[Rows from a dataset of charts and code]
§
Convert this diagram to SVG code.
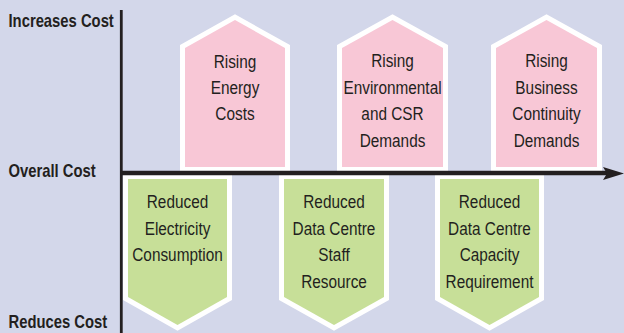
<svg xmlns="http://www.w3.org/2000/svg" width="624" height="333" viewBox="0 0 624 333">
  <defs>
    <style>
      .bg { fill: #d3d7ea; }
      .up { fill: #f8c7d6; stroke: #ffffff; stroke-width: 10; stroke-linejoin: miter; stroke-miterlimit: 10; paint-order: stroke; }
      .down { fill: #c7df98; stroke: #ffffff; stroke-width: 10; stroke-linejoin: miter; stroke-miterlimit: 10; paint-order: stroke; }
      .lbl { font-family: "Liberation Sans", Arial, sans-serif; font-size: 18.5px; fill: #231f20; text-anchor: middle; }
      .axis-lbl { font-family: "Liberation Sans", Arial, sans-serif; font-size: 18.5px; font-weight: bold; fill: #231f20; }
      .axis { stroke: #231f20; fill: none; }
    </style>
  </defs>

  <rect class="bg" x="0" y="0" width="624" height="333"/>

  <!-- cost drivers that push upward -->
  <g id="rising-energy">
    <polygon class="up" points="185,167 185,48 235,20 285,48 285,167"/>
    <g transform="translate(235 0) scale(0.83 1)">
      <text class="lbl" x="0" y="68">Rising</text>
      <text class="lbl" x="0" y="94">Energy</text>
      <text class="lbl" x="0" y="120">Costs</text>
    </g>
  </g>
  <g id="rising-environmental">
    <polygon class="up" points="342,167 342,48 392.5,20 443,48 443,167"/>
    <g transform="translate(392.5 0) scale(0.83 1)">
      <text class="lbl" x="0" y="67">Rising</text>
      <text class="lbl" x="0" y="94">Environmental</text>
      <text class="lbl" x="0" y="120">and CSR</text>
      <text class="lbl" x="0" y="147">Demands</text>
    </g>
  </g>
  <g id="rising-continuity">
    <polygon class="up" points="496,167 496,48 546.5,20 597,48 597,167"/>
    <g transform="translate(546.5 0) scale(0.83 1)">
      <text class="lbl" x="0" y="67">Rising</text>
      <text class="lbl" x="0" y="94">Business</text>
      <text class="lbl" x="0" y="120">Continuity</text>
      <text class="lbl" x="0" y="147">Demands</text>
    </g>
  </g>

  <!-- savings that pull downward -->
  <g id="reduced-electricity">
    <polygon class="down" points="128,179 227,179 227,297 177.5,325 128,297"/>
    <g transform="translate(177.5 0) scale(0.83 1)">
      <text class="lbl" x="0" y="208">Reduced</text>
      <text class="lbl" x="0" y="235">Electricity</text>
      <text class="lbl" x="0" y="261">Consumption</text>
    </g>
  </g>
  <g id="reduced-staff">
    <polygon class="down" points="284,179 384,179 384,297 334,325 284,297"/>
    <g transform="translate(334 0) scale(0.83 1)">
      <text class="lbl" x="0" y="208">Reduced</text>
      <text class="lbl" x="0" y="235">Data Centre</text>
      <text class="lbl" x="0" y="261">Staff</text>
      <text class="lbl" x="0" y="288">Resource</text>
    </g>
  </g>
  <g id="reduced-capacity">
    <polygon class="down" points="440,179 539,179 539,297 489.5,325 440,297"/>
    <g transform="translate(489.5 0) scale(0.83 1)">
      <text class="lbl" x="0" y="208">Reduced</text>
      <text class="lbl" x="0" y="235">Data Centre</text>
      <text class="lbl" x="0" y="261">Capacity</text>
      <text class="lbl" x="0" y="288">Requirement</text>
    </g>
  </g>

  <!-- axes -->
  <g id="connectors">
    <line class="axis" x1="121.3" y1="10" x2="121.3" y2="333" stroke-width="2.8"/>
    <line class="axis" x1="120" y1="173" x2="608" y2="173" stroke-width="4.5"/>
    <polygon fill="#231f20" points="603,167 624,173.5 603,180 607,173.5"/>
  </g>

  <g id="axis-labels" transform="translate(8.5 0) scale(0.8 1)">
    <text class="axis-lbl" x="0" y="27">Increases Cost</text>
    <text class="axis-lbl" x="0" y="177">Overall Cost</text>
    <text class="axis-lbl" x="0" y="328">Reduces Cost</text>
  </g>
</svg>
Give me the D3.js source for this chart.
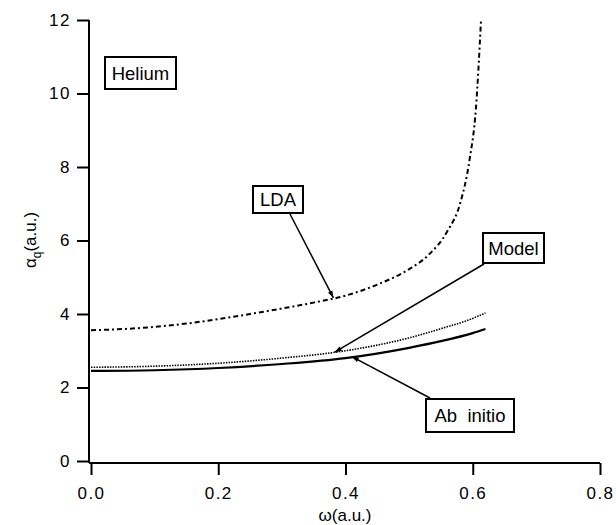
§
Write out each entry exactly as given, omitting any picture.

Convert this diagram to SVG code.
<svg xmlns="http://www.w3.org/2000/svg" width="624" height="333" viewBox="0 0 624 333">
  <defs>
    <style>
      .bg { fill: #d3d7ea; }
      .up { fill: #f8c7d6; stroke: #ffffff; stroke-width: 10; stroke-linejoin: miter; stroke-miterlimit: 10; paint-order: stroke; }
      .down { fill: #c7df98; stroke: #ffffff; stroke-width: 10; stroke-linejoin: miter; stroke-miterlimit: 10; paint-order: stroke; }
      .lbl { font-family: "Liberation Sans", Arial, sans-serif; font-size: 18.5px; fill: #231f20; text-anchor: middle; }
      .axis-lbl { font-family: "Liberation Sans", Arial, sans-serif; font-size: 18.5px; font-weight: bold; fill: #231f20; }
      .axis { stroke: #231f20; fill: none; }
    </style>
  </defs>

  <rect class="bg" x="0" y="0" width="624" height="333"/>

  <!-- cost drivers that push upward -->
  <g id="rising-energy">
    <polygon class="up" points="185,167 185,48 235,20 285,48 285,167"/>
    <g transform="translate(235 0) scale(0.83 1)">
      <text class="lbl" x="0" y="68">Rising</text>
      <text class="lbl" x="0" y="94">Energy</text>
      <text class="lbl" x="0" y="120">Costs</text>
    </g>
  </g>
  <g id="rising-environmental">
    <polygon class="up" points="342,167 342,48 392.5,20 443,48 443,167"/>
    <g transform="translate(392.5 0) scale(0.83 1)">
      <text class="lbl" x="0" y="67">Rising</text>
      <text class="lbl" x="0" y="94">Environmental</text>
      <text class="lbl" x="0" y="120">and CSR</text>
      <text class="lbl" x="0" y="147">Demands</text>
    </g>
  </g>
  <g id="rising-continuity">
    <polygon class="up" points="496,167 496,48 546.5,20 597,48 597,167"/>
    <g transform="translate(546.5 0) scale(0.83 1)">
      <text class="lbl" x="0" y="67">Rising</text>
      <text class="lbl" x="0" y="94">Business</text>
      <text class="lbl" x="0" y="120">Continuity</text>
      <text class="lbl" x="0" y="147">Demands</text>
    </g>
  </g>

  <!-- savings that pull downward -->
  <g id="reduced-electricity">
    <polygon class="down" points="128,179 227,179 227,297 177.5,325 128,297"/>
    <g transform="translate(177.5 0) scale(0.83 1)">
      <text class="lbl" x="0" y="208">Reduced</text>
      <text class="lbl" x="0" y="235">Electricity</text>
      <text class="lbl" x="0" y="261">Consumption</text>
    </g>
  </g>
  <g id="reduced-staff">
    <polygon class="down" points="284,179 384,179 384,297 334,325 284,297"/>
    <g transform="translate(334 0) scale(0.83 1)">
      <text class="lbl" x="0" y="208">Reduced</text>
      <text class="lbl" x="0" y="235">Data Centre</text>
      <text class="lbl" x="0" y="261">Staff</text>
      <text class="lbl" x="0" y="288">Resource</text>
    </g>
  </g>
  <g id="reduced-capacity">
    <polygon class="down" points="440,179 539,179 539,297 489.5,325 440,297"/>
    <g transform="translate(489.5 0) scale(0.83 1)">
      <text class="lbl" x="0" y="208">Reduced</text>
      <text class="lbl" x="0" y="235">Data Centre</text>
      <text class="lbl" x="0" y="261">Capacity</text>
      <text class="lbl" x="0" y="288">Requirement</text>
    </g>
  </g>

  <!-- axes -->
  <g id="connectors">
    <line class="axis" x1="121.3" y1="10" x2="121.3" y2="333" stroke-width="2.8"/>
    <line class="axis" x1="120" y1="173" x2="608" y2="173" stroke-width="4.5"/>
    <polygon fill="#231f20" points="603,167 624,173.5 603,180 607,173.5"/>
  </g>

  <g id="axis-labels" transform="translate(8.5 0) scale(0.8 1)">
    <text class="axis-lbl" x="0" y="27">Increases Cost</text>
    <text class="axis-lbl" x="0" y="177">Overall Cost</text>
    <text class="axis-lbl" x="0" y="328">Reduces Cost</text>
  </g>
</svg>
Give me the D3.js source for this chart.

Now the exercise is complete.